- DATA PROVIDED
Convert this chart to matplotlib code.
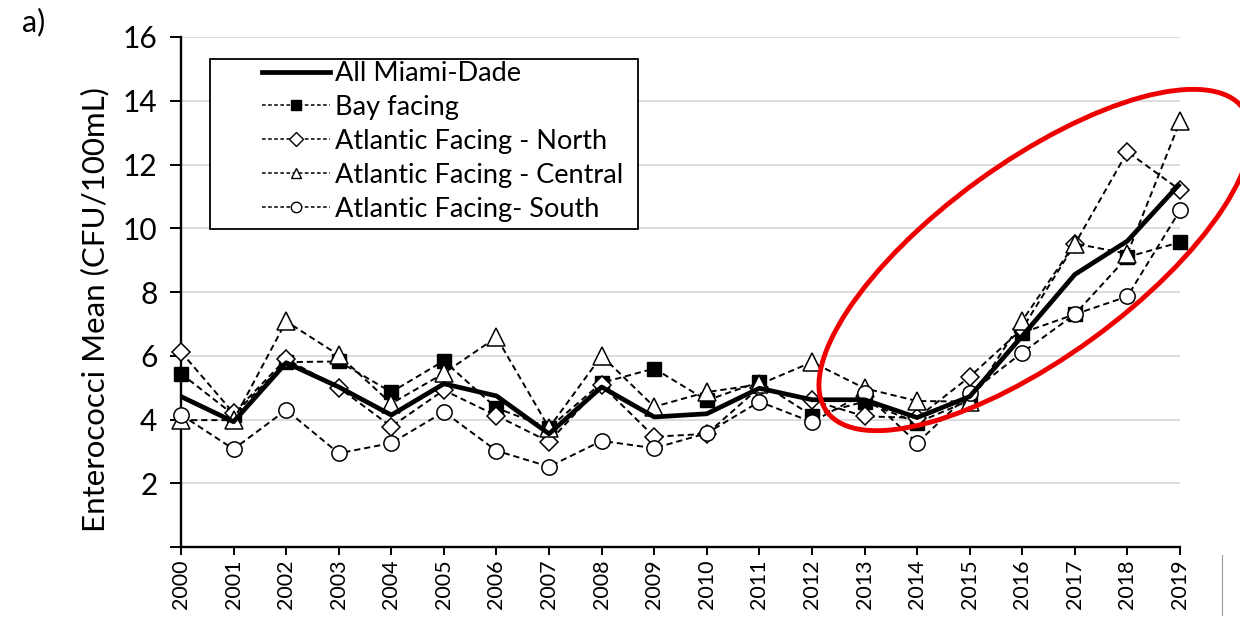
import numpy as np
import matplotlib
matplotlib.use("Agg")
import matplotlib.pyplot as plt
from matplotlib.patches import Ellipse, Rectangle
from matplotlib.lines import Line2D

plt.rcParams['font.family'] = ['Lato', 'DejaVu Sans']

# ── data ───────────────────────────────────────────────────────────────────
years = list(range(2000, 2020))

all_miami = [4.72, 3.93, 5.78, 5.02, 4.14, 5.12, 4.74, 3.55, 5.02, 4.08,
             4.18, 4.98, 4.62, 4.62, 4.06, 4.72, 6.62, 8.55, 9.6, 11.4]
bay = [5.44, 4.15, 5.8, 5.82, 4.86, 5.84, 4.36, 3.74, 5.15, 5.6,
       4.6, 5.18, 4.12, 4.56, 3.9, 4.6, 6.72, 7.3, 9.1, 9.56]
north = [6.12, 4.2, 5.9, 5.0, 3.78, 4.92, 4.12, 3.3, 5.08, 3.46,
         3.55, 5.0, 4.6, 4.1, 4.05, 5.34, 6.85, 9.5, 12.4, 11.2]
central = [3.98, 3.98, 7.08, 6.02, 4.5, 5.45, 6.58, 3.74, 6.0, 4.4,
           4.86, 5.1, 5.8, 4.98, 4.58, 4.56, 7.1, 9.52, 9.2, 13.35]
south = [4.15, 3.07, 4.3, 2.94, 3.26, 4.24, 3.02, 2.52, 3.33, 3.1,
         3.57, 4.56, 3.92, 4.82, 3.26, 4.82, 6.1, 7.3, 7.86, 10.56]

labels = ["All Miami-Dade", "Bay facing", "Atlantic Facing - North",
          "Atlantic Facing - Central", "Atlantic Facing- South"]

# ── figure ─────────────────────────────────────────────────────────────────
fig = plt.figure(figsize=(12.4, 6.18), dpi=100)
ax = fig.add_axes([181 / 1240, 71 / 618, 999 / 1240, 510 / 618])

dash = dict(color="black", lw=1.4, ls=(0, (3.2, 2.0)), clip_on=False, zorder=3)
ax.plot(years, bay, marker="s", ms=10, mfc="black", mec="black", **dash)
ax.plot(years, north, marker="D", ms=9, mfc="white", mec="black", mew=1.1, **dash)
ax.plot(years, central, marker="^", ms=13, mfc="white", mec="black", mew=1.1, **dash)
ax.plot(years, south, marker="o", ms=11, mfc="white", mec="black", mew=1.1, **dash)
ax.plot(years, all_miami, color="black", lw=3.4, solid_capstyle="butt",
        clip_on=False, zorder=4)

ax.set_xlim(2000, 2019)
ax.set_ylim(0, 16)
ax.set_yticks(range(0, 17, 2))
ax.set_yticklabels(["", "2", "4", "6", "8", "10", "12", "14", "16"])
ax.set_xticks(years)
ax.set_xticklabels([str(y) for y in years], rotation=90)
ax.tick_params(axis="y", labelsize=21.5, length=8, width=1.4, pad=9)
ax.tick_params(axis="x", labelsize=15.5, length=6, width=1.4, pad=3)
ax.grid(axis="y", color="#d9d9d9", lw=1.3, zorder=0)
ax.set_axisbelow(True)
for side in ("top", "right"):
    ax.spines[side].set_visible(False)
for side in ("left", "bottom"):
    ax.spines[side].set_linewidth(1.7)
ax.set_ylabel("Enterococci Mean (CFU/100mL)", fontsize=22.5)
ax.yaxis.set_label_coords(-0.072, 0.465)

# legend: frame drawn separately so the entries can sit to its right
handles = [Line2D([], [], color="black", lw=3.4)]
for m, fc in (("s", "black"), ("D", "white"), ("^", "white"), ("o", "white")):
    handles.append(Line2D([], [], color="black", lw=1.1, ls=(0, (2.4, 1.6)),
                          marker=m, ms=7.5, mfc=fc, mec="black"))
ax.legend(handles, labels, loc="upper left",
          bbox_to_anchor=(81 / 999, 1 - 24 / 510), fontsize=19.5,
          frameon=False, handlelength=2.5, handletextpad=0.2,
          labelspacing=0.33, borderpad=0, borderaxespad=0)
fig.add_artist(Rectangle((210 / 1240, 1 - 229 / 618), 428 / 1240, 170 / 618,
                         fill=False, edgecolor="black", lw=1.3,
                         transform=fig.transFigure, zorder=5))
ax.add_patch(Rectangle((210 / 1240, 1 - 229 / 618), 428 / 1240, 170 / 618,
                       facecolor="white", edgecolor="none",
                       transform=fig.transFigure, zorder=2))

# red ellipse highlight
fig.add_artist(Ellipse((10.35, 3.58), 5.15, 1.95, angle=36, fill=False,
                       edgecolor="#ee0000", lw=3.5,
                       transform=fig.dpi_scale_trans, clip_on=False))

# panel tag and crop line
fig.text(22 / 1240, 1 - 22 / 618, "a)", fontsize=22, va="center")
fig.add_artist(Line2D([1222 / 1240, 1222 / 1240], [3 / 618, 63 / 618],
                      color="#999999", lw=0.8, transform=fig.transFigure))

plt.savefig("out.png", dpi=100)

- TASK INSTRUCTIONS
Pictures are to be left out; repeat all the remaining data exactly.

- RESULT FOR THIS EXERCISE
Convert this chart to matplotlib code.
import numpy as np
import matplotlib
matplotlib.use("Agg")
import matplotlib.pyplot as plt
from matplotlib.patches import Ellipse, Rectangle
from matplotlib.lines import Line2D

plt.rcParams['font.family'] = ['Lato', 'DejaVu Sans']

# ── data ───────────────────────────────────────────────────────────────────
years = list(range(2000, 2020))

all_miami = [4.72, 3.93, 5.78, 5.02, 4.14, 5.12, 4.74, 3.55, 5.02, 4.08,
             4.18, 4.98, 4.62, 4.62, 4.06, 4.72, 6.62, 8.55, 9.6, 11.4]
bay = [5.44, 4.15, 5.8, 5.82, 4.86, 5.84, 4.36, 3.74, 5.15, 5.6,
       4.6, 5.18, 4.12, 4.56, 3.9, 4.6, 6.72, 7.3, 9.1, 9.56]
north = [6.12, 4.2, 5.9, 5.0, 3.78, 4.92, 4.12, 3.3, 5.08, 3.46,
         3.55, 5.0, 4.6, 4.1, 4.05, 5.34, 6.85, 9.5, 12.4, 11.2]
central = [3.98, 3.98, 7.08, 6.02, 4.5, 5.45, 6.58, 3.74, 6.0, 4.4,
           4.86, 5.1, 5.8, 4.98, 4.58, 4.56, 7.1, 9.52, 9.2, 13.35]
south = [4.15, 3.07, 4.3, 2.94, 3.26, 4.24, 3.02, 2.52, 3.33, 3.1,
         3.57, 4.56, 3.92, 4.82, 3.26, 4.82, 6.1, 7.3, 7.86, 10.56]

labels = ["All Miami-Dade", "Bay facing", "Atlantic Facing - North",
          "Atlantic Facing - Central", "Atlantic Facing- South"]

# ── figure ─────────────────────────────────────────────────────────────────
fig = plt.figure(figsize=(12.4, 6.18), dpi=100)
ax = fig.add_axes([181 / 1240, 71 / 618, 999 / 1240, 510 / 618])

dash = dict(color="black", lw=1.4, ls=(0, (3.2, 2.0)), clip_on=False, zorder=3)
ax.plot(years, bay, marker="s", ms=10, mfc="black", mec="black", **dash)
ax.plot(years, north, marker="D", ms=9, mfc="white", mec="black", mew=1.1, **dash)
ax.plot(years, central, marker="^", ms=13, mfc="white", mec="black", mew=1.1, **dash)
ax.plot(years, south, marker="o", ms=11, mfc="white", mec="black", mew=1.1, **dash)
ax.plot(years, all_miami, color="black", lw=3.4, solid_capstyle="butt",
        clip_on=False, zorder=4)

ax.set_xlim(2000, 2019)
ax.set_ylim(0, 16)
ax.set_yticks(range(0, 17, 2))
ax.set_yticklabels(["", "2", "4", "6", "8", "10", "12", "14", "16"])
ax.set_xticks(years)
ax.set_xticklabels([str(y) for y in years], rotation=90)
ax.tick_params(axis="y", labelsize=21.5, length=8, width=1.4, pad=9)
ax.tick_params(axis="x", labelsize=15.5, length=6, width=1.4, pad=3)
ax.grid(axis="y", color="#d9d9d9", lw=1.3, zorder=0)
ax.set_axisbelow(True)
for side in ("top", "right"):
    ax.spines[side].set_visible(False)
for side in ("left", "bottom"):
    ax.spines[side].set_linewidth(1.7)
ax.set_ylabel("Enterococci Mean (CFU/100mL)", fontsize=22.5)
ax.yaxis.set_label_coords(-0.072, 0.465)

# legend: frame drawn separately so the entries can sit to its right
handles = [Line2D([], [], color="black", lw=3.4)]
for m, fc in (("s", "black"), ("D", "white"), ("^", "white"), ("o", "white")):
    handles.append(Line2D([], [], color="black", lw=1.1, ls=(0, (2.4, 1.6)),
                          marker=m, ms=7.5, mfc=fc, mec="black"))
ax.legend(handles, labels, loc="upper left",
          bbox_to_anchor=(81 / 999, 1 - 24 / 510), fontsize=19.5,
          frameon=False, handlelength=2.5, handletextpad=0.2,
          labelspacing=0.33, borderpad=0, borderaxespad=0)
fig.add_artist(Rectangle((210 / 1240, 1 - 229 / 618), 428 / 1240, 170 / 618,
                         fill=False, edgecolor="black", lw=1.3,
                         transform=fig.transFigure, zorder=5))
ax.add_patch(Rectangle((210 / 1240, 1 - 229 / 618), 428 / 1240, 170 / 618,
                       facecolor="white", edgecolor="none",
                       transform=fig.transFigure, zorder=2))

# red ellipse highlight
fig.add_artist(Ellipse((10.35, 3.58), 5.15, 1.95, angle=36, fill=False,
                       edgecolor="#ee0000", lw=3.5,
                       transform=fig.dpi_scale_trans, clip_on=False))

# panel tag and crop line
fig.text(22 / 1240, 1 - 22 / 618, "a)", fontsize=22, va="center")
fig.add_artist(Line2D([1222 / 1240, 1222 / 1240], [3 / 618, 63 / 618],
                      color="#999999", lw=0.8, transform=fig.transFigure))

plt.savefig("out.png", dpi=100)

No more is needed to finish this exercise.